The plot’s mystery falls flat because it is done in such a heavy-handed way. The shift between narrative points of view and the two timelines seem like an artificial way of keeping the reader in the dark. The alcohol-induced blackouts of the main character just add to that feeling. I constantly thought “oh, how convenient that she does not remember that” and “oh, how convenient she can recall a tiny detail now”. It was simply clumsy and trite.

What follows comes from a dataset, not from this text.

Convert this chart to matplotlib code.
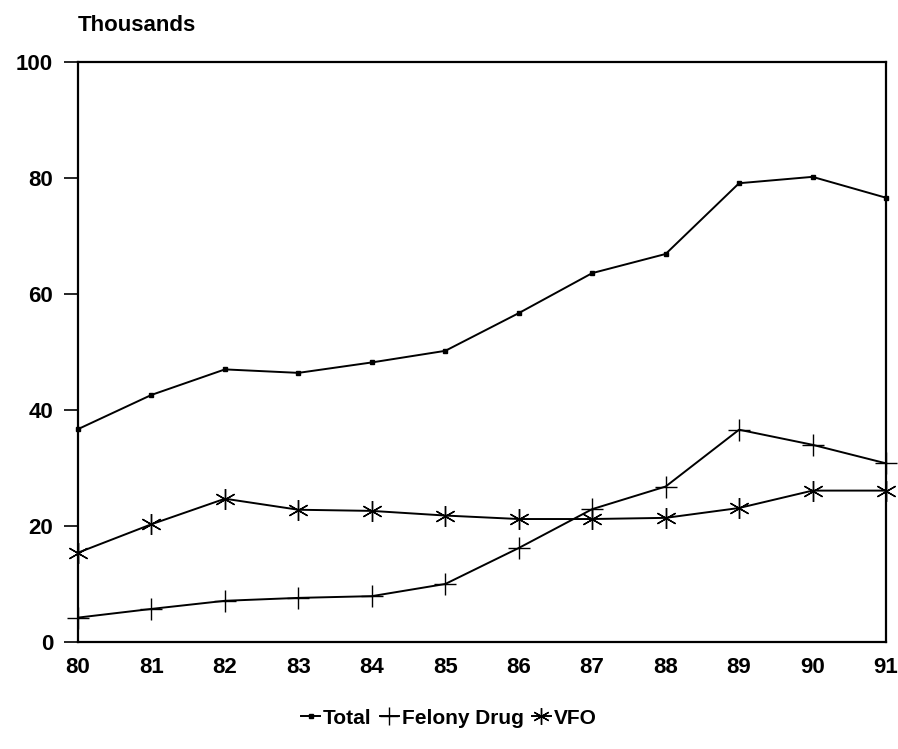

However, the worst thing about Rachel, the protagonist and main narrator, weren’t the clichés about alcoholism and divorced women. These aspects annoyed me to no end but the absolute worst thing about Rachel and the two other female narrators was how pathetic they were. Throughout the book I got the feeling that Paula Hawkins must hate women; hate them with a passion. Women in this novel are portrayed as unstable (going on batshit crazy), weak, dependent (on men), and insecure. Every single woman mentioned defines her personality in relation to a man. They doubt themselves, their capabilities and decisions. The men, in contrast, are all mysterious but strong and sure of themselves. They are there to give definition and meaning to their wives, girlfriends, mistresses, and sons. Even those women on the side-lines of the plot are only defined by their relationships to men.
For instance, Rachel’s mother; she is only mentioned two or three times and the one time she actually gets a few lines is when she explains how she’s not able to help her daughter at the moment because she has a new “friend” and she doesn’t want to scare him off like that! Seriously? Also, Rachel’s roommate is supposed to be the one thinking clearly; she tries to keep Rachel sober and wants her to go to AA meetings, get a grip on life, and so on. Still, even the supposedly reasonable character is defined by her boyfriend. When she’s not home she is with him and when he is out of town for some reason she sits at home waiting for him. And these are only the minor female characters in this novel.
Rachel, Anna, and Megan are all pathetic in their very own way. They pine about the men that leave or reject them; they doubt their life decisions and still won’t change anything in order not to upset their men. And every single thought they have is about how their decisions or actions might affect their husbands, ex-husbands, boyfriends, or lovers.
I know I’m ranting a bit here, but this really really annoyed me. I also know what Hawkins was trying to do. She wanted to show the dark side of domestic life – just like Gone Girl did. But in my opinion she has utterly failed to do so.